As president of the Screen Actors Guild, Melissa Gilbert has taken a strong stand against Hollywood's practice of making movies in cheap foreign venues when they're set in the Good Old USA.
So some folks have been wondering why Gilbert recently starred in the CBS movie "Hollywood Wives," a Jackie Collins potboiler filmed not in Los Angeles but in Calgary, Alberta, north of the border.
Such so-called "runaway productions" have diverted thousands of jobs from U.S. technicians and crafts people to their less-pricey counterparts in Canada and Mexico.
Last year, Gilbert's union was especially outraged that the USA Network's movie "Rudy" dramatizing Mayor Rudy Giuliani's leadership after 9/11 was to be filmed not in New York but in Montreal.
Gilbert's deputy director for external affairs, Pamm Fair, called this state of affairs "ridiculously ironic," adding that was "a story about an American icon being filmed by an American producer outside the borders. American viewers may never know the difference, but American workers will."
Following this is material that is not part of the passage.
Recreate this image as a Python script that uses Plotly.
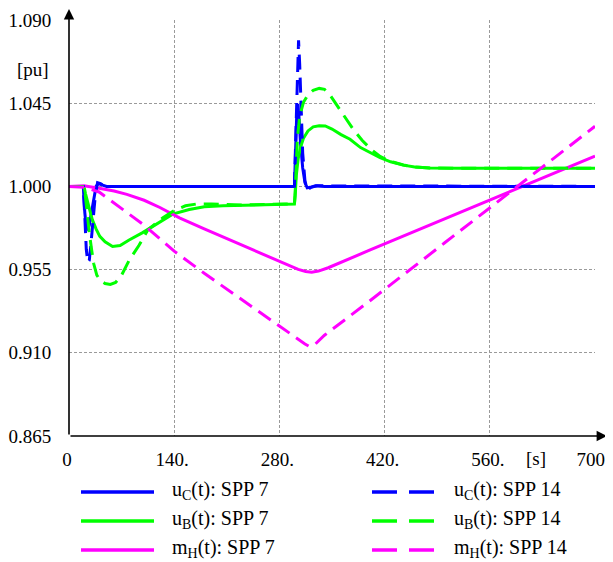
import plotly.graph_objects as go

# ---------------- data ----------------
t_uc7 = [0, 19, 21, 23, 25, 27, 30, 33, 36, 39, 43, 50,
         300, 301.5, 303, 304.5, 306, 308, 311, 314, 317, 321, 328, 340, 700]
uc7 = [1.000, 1.000, 0.986, 0.978, 0.977, 0.979, 0.986, 0.994, 1.000, 1.0015, 1.001, 1.000,
       1.000, 1.020, 1.038, 1.0445, 1.038, 1.024, 1.010, 1.002, 0.9992, 0.9995, 1.0003, 1.000, 1.000]

t_uc14 = [0, 19, 21, 23, 25, 27, 29, 32, 35, 38, 42, 48,
          300, 302, 304, 305.5, 307, 309, 311, 314, 317, 322, 330, 700]
uc14 = [1.000, 1.000, 0.984, 0.966, 0.959, 0.960, 0.968, 0.982, 0.995, 1.002, 1.0015, 1.000,
        1.000, 1.030, 1.065, 1.079, 1.066, 1.040, 1.018, 1.003, 0.998, 0.9995, 1.0003, 1.000]

t_ub7 = [0, 20, 22, 25, 31, 36, 41, 48, 58, 68, 80, 98, 120, 138, 160, 180, 205, 240, 300,
         301, 302.5, 305, 308, 312, 318, 325, 333, 341, 350, 362, 374, 388, 400, 414, 428,
         445, 460, 480, 520, 600, 700]
ub7 = [1.000, 1.000, 0.996, 0.991, 0.982, 0.977, 0.973, 0.970, 0.9675, 0.968, 0.971, 0.975,
       0.9805, 0.985, 0.9875, 0.989, 0.9895, 0.990, 0.9905,
       0.995, 1.006, 1.015, 1.021, 1.026, 1.030, 1.0322, 1.0328, 1.0327, 1.031, 1.028, 1.0255,
       1.021, 1.0184, 1.0155, 1.0133, 1.0115, 1.0105, 1.0100, 1.0098, 1.0098, 1.0098]

t_ub14 = [0, 20, 22, 24, 27, 30, 33, 37, 42, 48, 55, 62, 70, 80, 93, 105, 115, 125, 140, 155,
          170, 190, 230, 300, 301, 302.5, 304, 307, 312, 318, 325, 333, 340, 348, 358, 368,
          378, 390, 402, 414, 428, 445, 460, 480, 520, 700]
ub14 = [1.000, 1.000, 0.994, 0.986, 0.975, 0.966, 0.958, 0.952, 0.949, 0.9475, 0.947, 0.948,
        0.952, 0.960, 0.968, 0.9765, 0.980, 0.983, 0.987, 0.9895, 0.9905, 0.9905, 0.990, 0.9905,
        0.997, 1.012, 1.026, 1.038, 1.0455, 1.0495, 1.052, 1.053, 1.0525, 1.049, 1.043, 1.037,
        1.031, 1.025, 1.020, 1.0162, 1.0135, 1.0116, 1.0105, 1.0100, 1.0098, 1.0098]

t_mh7 = [0, 20, 40, 60, 77, 100, 121, 147, 180, 220, 260, 280, 295, 305, 315, 323, 332, 345,
         400, 500, 600, 700]
mh7 = [1.000, 1.0003, 0.999, 0.9975, 0.9957, 0.9925, 0.9886, 0.983, 0.977, 0.970, 0.963,
       0.9595, 0.9567, 0.9551, 0.9540, 0.9536, 0.9542, 0.9560, 0.9655, 0.9825, 0.9995, 1.0164]

t_mh14 = [0, 20, 40, 60, 80, 100, 120, 140, 180, 220, 260, 290, 305, 314, 320, 326, 340, 355,
          400, 500, 600, 700]
mh14 = [1.000, 0.9995, 0.997, 0.991, 0.9855, 0.979, 0.972, 0.965, 0.953, 0.9415, 0.930, 0.9215,
        0.9175, 0.9148, 0.9134, 0.914, 0.9195, 0.924, 0.938, 0.9695, 1.001, 1.0325]

x_ticks = [0, 140, 280, 420, 560, 700]
x_ticktext = ["0", "140.", "280.", "420.", "560.", "700."]
y_ticks = [0.865, 0.910, 0.955, 1.000, 1.045, 1.090]
y_ticktext = ["0.865", "0.910", "0.955", "1.000", "1.045", "1.090"]

legend_names = ["u<sub>C</sub>(t): SPP 7", "u<sub>B</sub>(t): SPP 7", "m<sub>H</sub>(t): SPP 7",
                "u<sub>C</sub>(t): SPP 14", "u<sub>B</sub>(t): SPP 14", "m<sub>H</sub>(t): SPP 14"]

# ---------------- style ----------------
BLUE, GREEN, MAG = "#0000ff", "#00ff00", "#ff00ff"
FONT = "'Liberation Serif', 'Times New Roman', Times, serif"
OFF = 8                      # page body margin of the browser
W, H = 613 - OFF, 562 - OFF
# plot area in window pixels: x 69.5..594.5, y 20..436
ML, MR, MT, MB = 69 - OFF, 613 - 595, 20 - OFF, 562 - 436
PW, PH = W - ML - MR, H - MT - MB
DASH = "15px,8px"


def px(xw):
    """window x pixel -> paper x"""
    return (xw - OFF - ML) / PW


def py(yw):
    """window y pixel -> paper y"""
    return (H - MB - (yw - OFF)) / PH


fig = go.Figure()
series = [
    (t_uc7, uc7, BLUE, "solid", legend_names[0]),
    (t_ub7, ub7, GREEN, "solid", legend_names[1]),
    (t_mh7, mh7, MAG, "solid", legend_names[2]),
    (t_uc14, uc14, BLUE, DASH, legend_names[3]),
    (t_ub14, ub14, GREEN, DASH, legend_names[4]),
    (t_mh14, mh14, MAG, DASH, legend_names[5]),
]
for tx, vy, col, dash, name in series:
    fig.add_trace(go.Scatter(x=tx, y=vy, mode="lines", name=name,
                             line=dict(color=col, width=3, dash=dash)))

axis_common = dict(showline=False, zeroline=False, showgrid=True,
                   gridcolor="#9a9a9a", gridwidth=1, griddash="3px,2px",
                   ticks="outside", tickcolor="rgba(0,0,0,0)",
                   tickfont=dict(family=FONT, size=19, color="black"))
fig.update_xaxes(range=[0, 700], tickvals=x_ticks, ticktext=x_ticktext, ticklen=6,
                 ticklabelshift=-2, ticklabeloverflow="allow", **axis_common)
fig.update_yaxes(range=[0.865, 1.090], tickvals=y_ticks, ticktext=y_ticktext, ticklen=13,
                 **axis_common)

annotations = []
shapes = []
# axis lines with arrow heads
annotations.append(dict(x=px(607), y=0, xref="paper", yref="paper", text="", showarrow=True,
                        ax=-(607 - 69), ay=0, axref="pixel", ayref="pixel",
                        arrowhead=2, arrowsize=1.3, arrowwidth=1.6, arrowcolor="black"))
annotations.append(dict(x=0, y=py(7), xref="paper", yref="paper", text="", showarrow=True,
                        ax=0, ay=(436 - 7), axref="pixel", ayref="pixel",
                        arrowhead=2, arrowsize=1.3, arrowwidth=1.6, arrowcolor="black"))
# unit labels
annotations.append(dict(x=px(33), y=py(69), xref="paper", yref="paper", text="[pu]",
                        showarrow=False, xanchor="center", yanchor="middle",
                        font=dict(family=FONT, size=19, color="black")))
annotations.append(dict(x=px(536), y=py(458), xref="paper", yref="paper", text="[s]",
                        showarrow=False, xanchor="center", yanchor="middle",
                        font=dict(family=FONT, size=19, color="black")))

# manual legend
rows = [492, 521, 550]
cols = [BLUE, GREEN, MAG]
for i, (ry, col) in enumerate(zip(rows, cols)):
    shapes.append(dict(type="line", xref="paper", yref="paper", x0=px(81), x1=px(154),
                       y0=py(ry), y1=py(ry), line=dict(color=col, width=3.5)))
    for a, b in [(372, 397), (409, 434)]:
        shapes.append(dict(type="line", xref="paper", yref="paper", x0=px(a), x1=px(b),
                           y0=py(ry), y1=py(ry), line=dict(color=col, width=3.5)))
    annotations.append(dict(x=px(170), y=py(ry - 2), xref="paper", yref="paper",
                            text=legend_names[i], showarrow=False, xanchor="left",
                            yanchor="middle", font=dict(family=FONT, size=20, color="black")))
    annotations.append(dict(x=px(452), y=py(ry - 2), xref="paper", yref="paper",
                            text=legend_names[i + 3], showarrow=False, xanchor="left",
                            yanchor="middle", font=dict(family=FONT, size=20, color="black")))

fig.update_layout(width=W, height=H,
                  margin=dict(l=ML, r=MR, t=MT, b=MB, pad=0, autoexpand=False),
                  paper_bgcolor="white", plot_bgcolor="white", showlegend=False,
                  annotations=annotations, shapes=shapes,
                  font=dict(family=FONT, color="black"))

fig.write_html("out.html")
On Monday, Fair told me that Gilbert who was unavailable, worried that her house in Malibu might become kindling for the California wildfires "would be the first to say that she would much prefer filming to be here in the U.S. Which is why she is working with legislators to enact a law" that would give tax and other incentives to producers to stay home.
The SAG president's foreign affair "is on message and off message," Fair said. "She has said that she'd rather be home, but she made this movie under a SAG contract. Right now the genre of made-for-TV movies is almost entirely produced outside the United States. In some cases a performer can say 'I want to do it here,' if it's Arnold Schwarzenegger or someone like that but not in this case."
NOT EVEN FRANK GIFFORD CAN HELP HIM NOW!: Sean Combs is feeling the heat over allegations that his Sean John clothing line is manufactured in Honduran sweatshops where workers are subjected to body searches, contaminated drinking water and 12-hour shifts all to earn 24 cents for each $50 sweatshirt they sew. "That would be total news to me something I am going to investigate vigorously," the rap and fashion mogul tells "Access Hollywood." "If it is true, I am going to put my foot in somebody's butt." Combs adds: "Whoever is having a press conference, thank you for bringing it to my attention. You could have called me up. You didn't have to have a press conference, but you know it is something that we will have to deal with right away if that is happening." Charles Kernaghan, head of the anti-sweatshop National Labor Committee that tormented Kathie Lee Gifford a few years back over similar allegations, released a report Tuesday on the alleged Sean John-sweatshop connection.
TEA FOR NONE: I still think Elizabeth Hurley is a hot item, even though nobody at Tuesday night's fundraiser for firefighters bid a red cent for the chance to have tea with her in London. After raising $20,000 for a day with Kiefer Sutherland on the set of "24," emcee Denis Leary yelled: "Where's Elizabeth Hurley?" A life-size cardboard cutout of the sexily clad model-actress was brought on stage, and Leary started the bidding. "You get to spend three hours with Elizabeth Hurley!" Not a peep. "Okay, you are making the firefighters very upset right now!" Luckily, the next item golf in Scotland with Hurley ex Hugh Grant was snapped up for $15,000.
FROM NEWSIE TO NEWSMAKER: Former New York Daily News columnist and managing editor Michael Kramer has joined retired Gen. Wesley Clark's presidential campaign as an adviser. "Wes asked me to do this," Kramer told ABC News's "The Note," which reports that the two have been friends for years.